His literary friends and patrons appear to have been few. ‘My pen never was and never shall be mercenary,’ he wrote to his friend George Gaywood in 1602 (Hell's Broke Loose). He prefixed verses to Thomas Andrewe's ‘Unmasking of a Feminine Machiavell,’ 1604, and to Thomas Collins's ‘Teares of Love,’ 1615. A poem ‘In Vulponem,’ written with some oblique reference to Ben Jonson's ‘Volpone,’ was published in W. Parkes's ‘Curtaine Drawer of the World,’ 1612. Commendatory verses by Rowlands figure in some copies of ‘Great Britaine all in Black,’ 1612 (Brit. Mus.) and ‘The Sculler,’ 1614 (Huth Libr.), both by John Taylor, the water-poet.

The fact that his name appears on the ‘Stationers' Registers’ on one occasion as Samuel Rowley (cf. No. 23 infra) has suggested the theory that he may be identical with the actor Samuel Rowley [q. v.], but the conjecture cannot be sustained.

Rowlands's books often appeared with his initials only in the title-page or affixed to the preface. Hence some doubt has arisen respecting the works to be assigned to him.
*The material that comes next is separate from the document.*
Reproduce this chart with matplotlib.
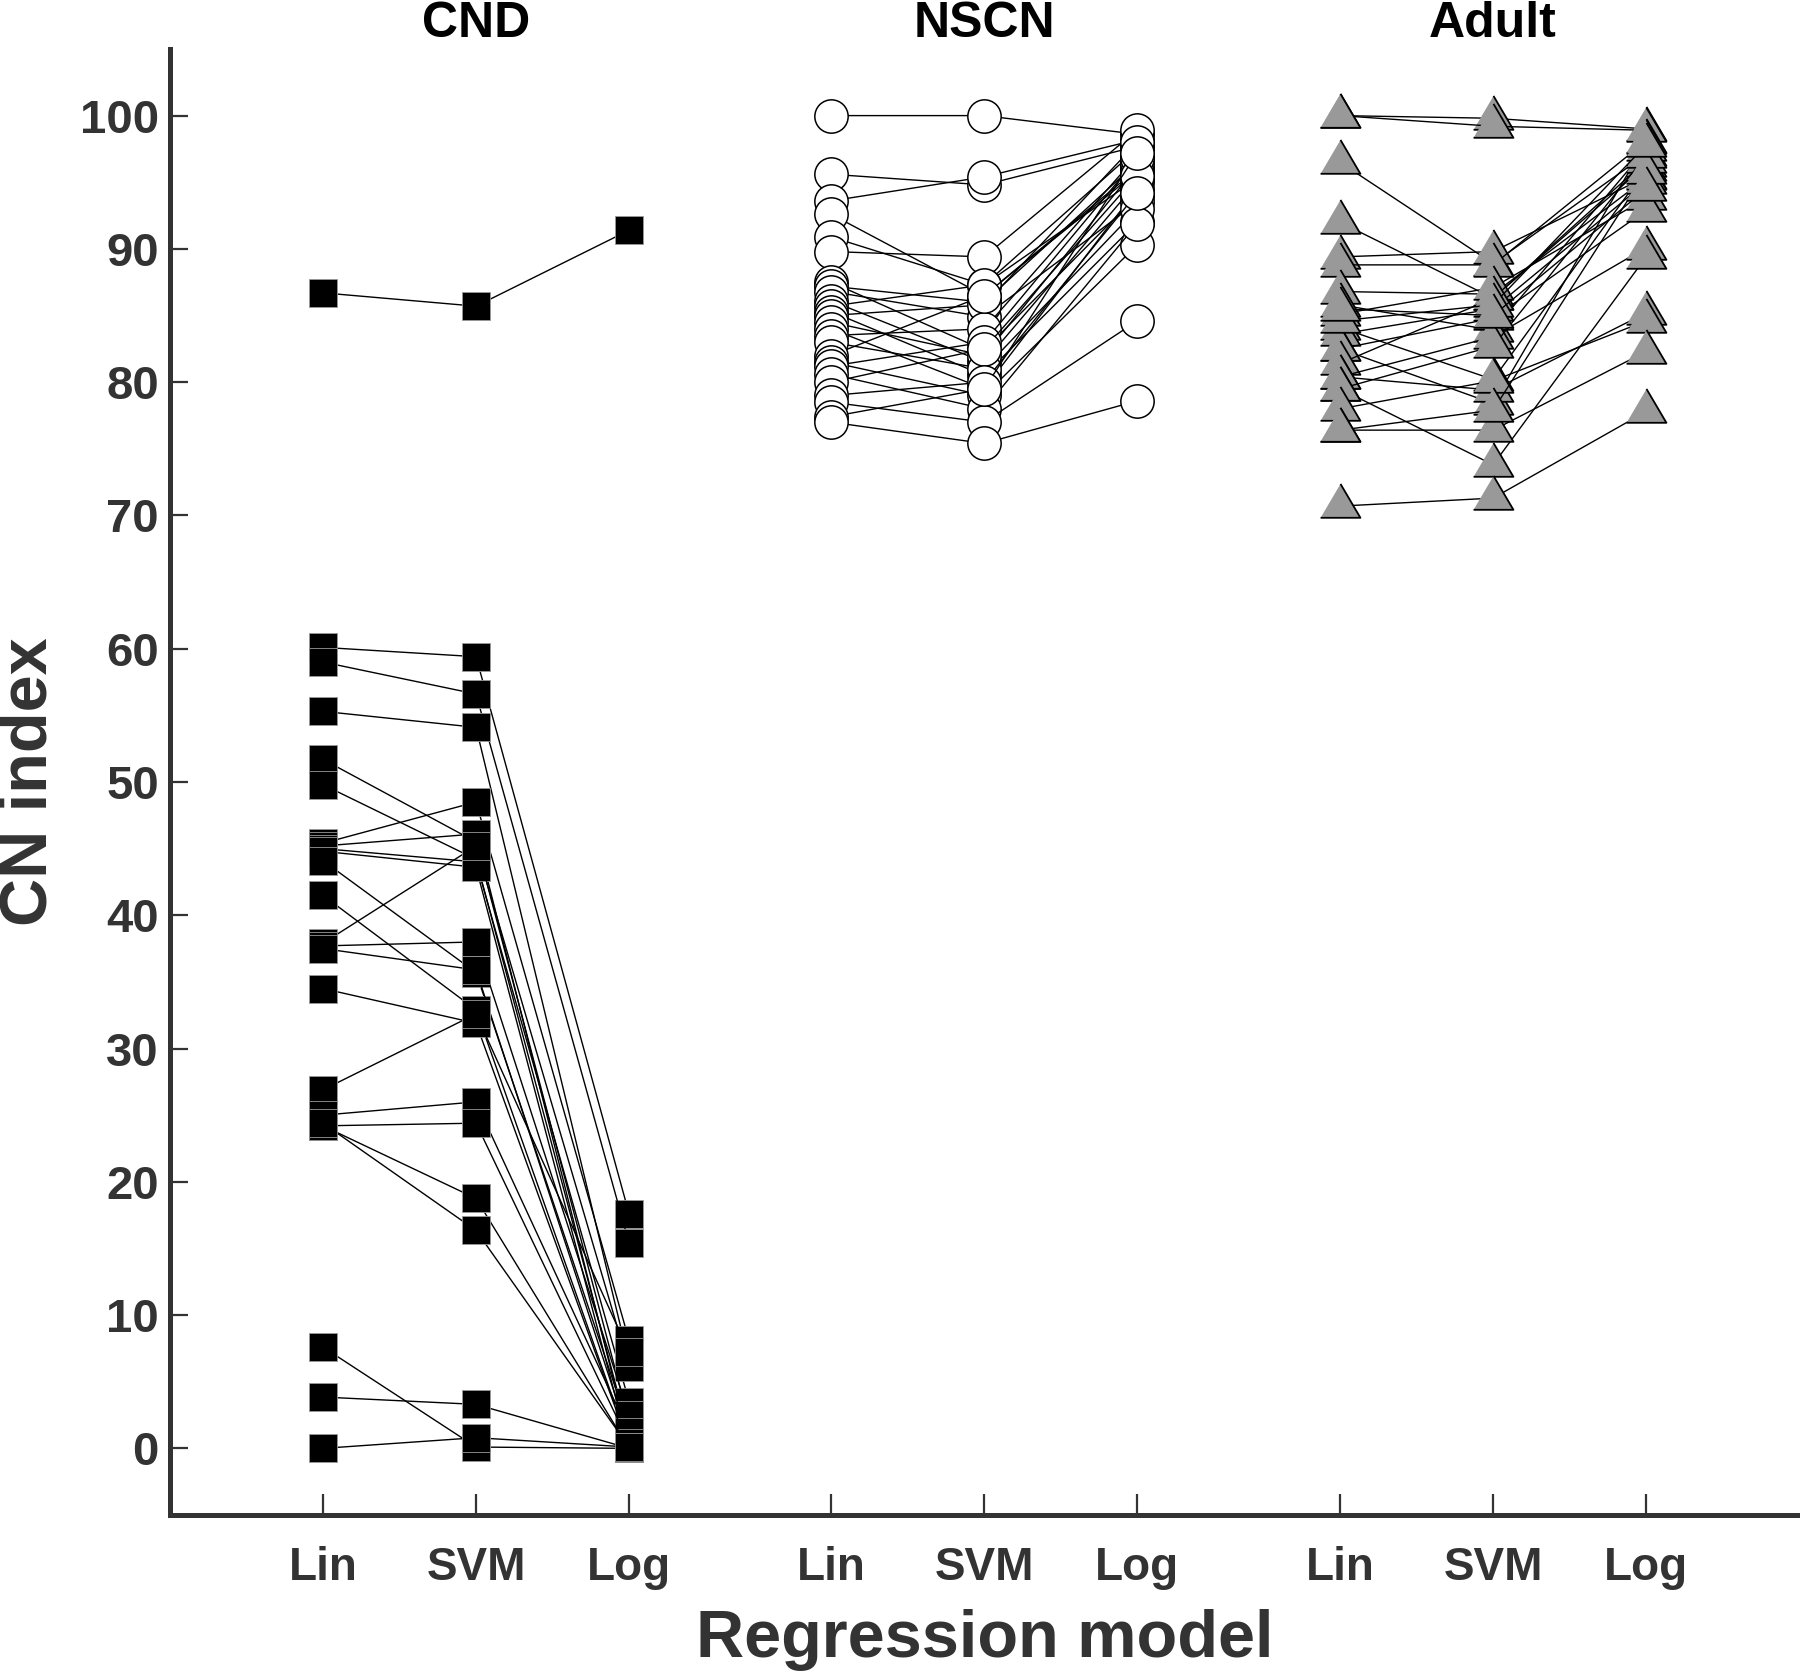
import numpy as np
import matplotlib
matplotlib.use('Agg')
import matplotlib.pyplot as plt

plt.rcParams['font.family'] = ['Liberation Sans', 'DejaVu Sans']

groups = ['CND', 'NSCN', 'Adult']
models = ['Lin', 'SVM', 'Log']

# CN index per subject (Lin, SVM, Log)
cnd_lin = [86.7, 60.1, 59.0, 55.3, 51.7, 49.8, 45.4, 45.2, 45.0, 44.8, 44.1, 41.5,
           37.9, 37.7, 37.5, 34.5, 26.9, 25.0, 24.2, 24.2, 24.4, 7.6, 3.85, 0.0]
cnd_svm = [85.7, 59.4, 56.6, 54.1, 45.5, 44.2, 48.5, 46.1, 44.0, 43.6, 35.7, 32.9,
           45.2, 38.0, 35.9, 31.9, 32.6, 26.0, 24.4, 18.75, 16.35, 0.1, 3.3, 0.8]
cnd_log = [91.4, 17.6, 15.4, 6.5, 2.0, 1.0, 8.1, 0.5, 3.5, 0.0, 1.5, 0.3,
           6.1, 2.5, 0.8, 0.2, 7.2, 1.2, 0.4, 0.0, 0.1, 0.0, 0.0, 0.1]

nscn_lin = [100.0, 95.6, 93.6, 92.6, 90.9, 89.8, 87.5, 87.2, 86.8, 86.1, 85.7, 85.3, 85.0,
            84.5, 84.0, 83.5, 83.0, 82.0, 81.5, 81.2, 80.6, 80.0, 79.0, 78.5, 77.4, 77.0]
nscn_svm = [100.0, 94.8, 95.4, 86.5, 87.3, 89.4, 82.4, 86.0, 84.9, 81.5, 87.3, 80.5, 85.8,
            82.0, 79.5, 84.0, 81.0, 86.5, 79.0, 83.0, 78.0, 82.5, 80.0, 77.0, 79.5, 75.4]
nscn_log = [98.6, 97.7, 98.2, 96.0, 95.3, 98.9, 94.0, 96.5, 93.5, 95.0, 97.5, 92.0, 98.0,
            96.2, 94.5, 97.0, 93.0, 95.8, 90.3, 96.8, 91.9, 95.5, 94.2, 84.6, 97.2, 78.6]

adult_lin = [100.0, 100.0, 96.5, 92.0, 89.4, 88.8, 86.8, 85.8, 85.1, 84.1, 83.6, 82.5,
             82.5, 81.4, 80.4, 80.4, 79.5, 79.5, 78.0, 76.4, 76.4, 70.7, 84.6, 85.5]
adult_svm = [99.8, 99.2, 88.9, 86.3, 89.8, 88.8, 86.6, 83.9, 87.1, 80.2, 85.5, 84.8,
             78.4, 86.3, 83.4, 79.4, 73.8, 82.7, 80.1, 76.4, 77.9, 71.3, 85.8, 85.0]
adult_log = [99.0, 98.9, 97.1, 96.3, 95.4, 98.1, 95.3, 97.5, 93.8, 96.0, 95.0, 92.9,
             98.0, 96.6, 90.1, 85.2, 89.4, 97.0, 84.6, 82.3, 95.8, 77.8, 97.8, 94.5]

xpos = [[1, 2, 3], [4.32, 5.32, 6.32], [7.645, 8.645, 9.645]]

# triangle with its centroid on the data point
tri = [(-1, -0.567), (1, -0.567), (0, 1.133)]

fig = plt.figure(figsize=(18, 16.77), dpi=100)
ax = fig.add_axes([0.0944, 0.0966, 0.9056, 0.8742])

data = [(cnd_lin, cnd_svm, cnd_log), (nscn_lin, nscn_svm, nscn_log),
        (adult_lin, adult_svm, adult_log)]
styles = [dict(marker='s', markersize=19.5, markerfacecolor='black', markeredgecolor='#9a9a9a', markeredgewidth=0.6),
          dict(marker='o', markersize=24, markerfacecolor='white', markeredgecolor='black', markeredgewidth=1.1),
          dict(marker=tri, markersize=32.5, markerfacecolor='#999999', markeredgecolor='black', markeredgewidth=1.3)]

for g in range(3):
    lin, svm, log = data[g]
    for i in range(len(lin)):
        ax.plot(xpos[g], [lin[i], svm[i], log[i]], color='black', linewidth=1.0,
                clip_on=False, **styles[g])

ax.set_xlim(0, 10.65)
ax.set_ylim(-5, 105)
ax.set_yticks(np.arange(0, 101, 10))
ax.set_xticks([x for row in xpos for x in row])
ax.set_xticklabels(models * 3)

for s in ['top', 'right']:
    ax.spines[s].set_visible(False)
for s in ['left', 'bottom']:
    ax.spines[s].set_linewidth(3.6)
    ax.spines[s].set_color('#333333')

ax.tick_params(axis='y', direction='in', length=13, width=1.6, color='#333333',
               labelsize=34, labelcolor='#333333', pad=8)
ax.tick_params(axis='x', direction='in', length=15, width=1.6, color='#333333',
               labelsize=33, labelcolor='#333333', pad=22)
for lab in ax.get_xticklabels() + ax.get_yticklabels():
    lab.set_fontweight('bold')

for g in range(3):
    ax.text(xpos[g][1], 106.9, groups[g], ha='center', va='center', fontsize=36,
            fontweight='bold', color='black', clip_on=False)

ax.set_xlabel('Regression model', fontsize=48, fontweight='bold', color='#333333', labelpad=14)
ax.set_ylabel('CN index', fontsize=48, fontweight='bold', color='#333333', labelpad=14)

fig.savefig('out.png', dpi=100)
He has been wrongly credited with ‘The Choise of Change: containing the Triplicitie of Divinitie, Philosophie, and Poetrie … by S. R., Gent. and Student in the Universitie of Cambridge,’ which was first published in 1585 (new edition, 1598). According to Jolley's ‘Catalogue’ (iv. 389), the author was Simon Robson. Nor was Rowlands responsible for the ‘Court of ciuill Courtesy. Out of the Italian, by S. R., Gent.’ (1591).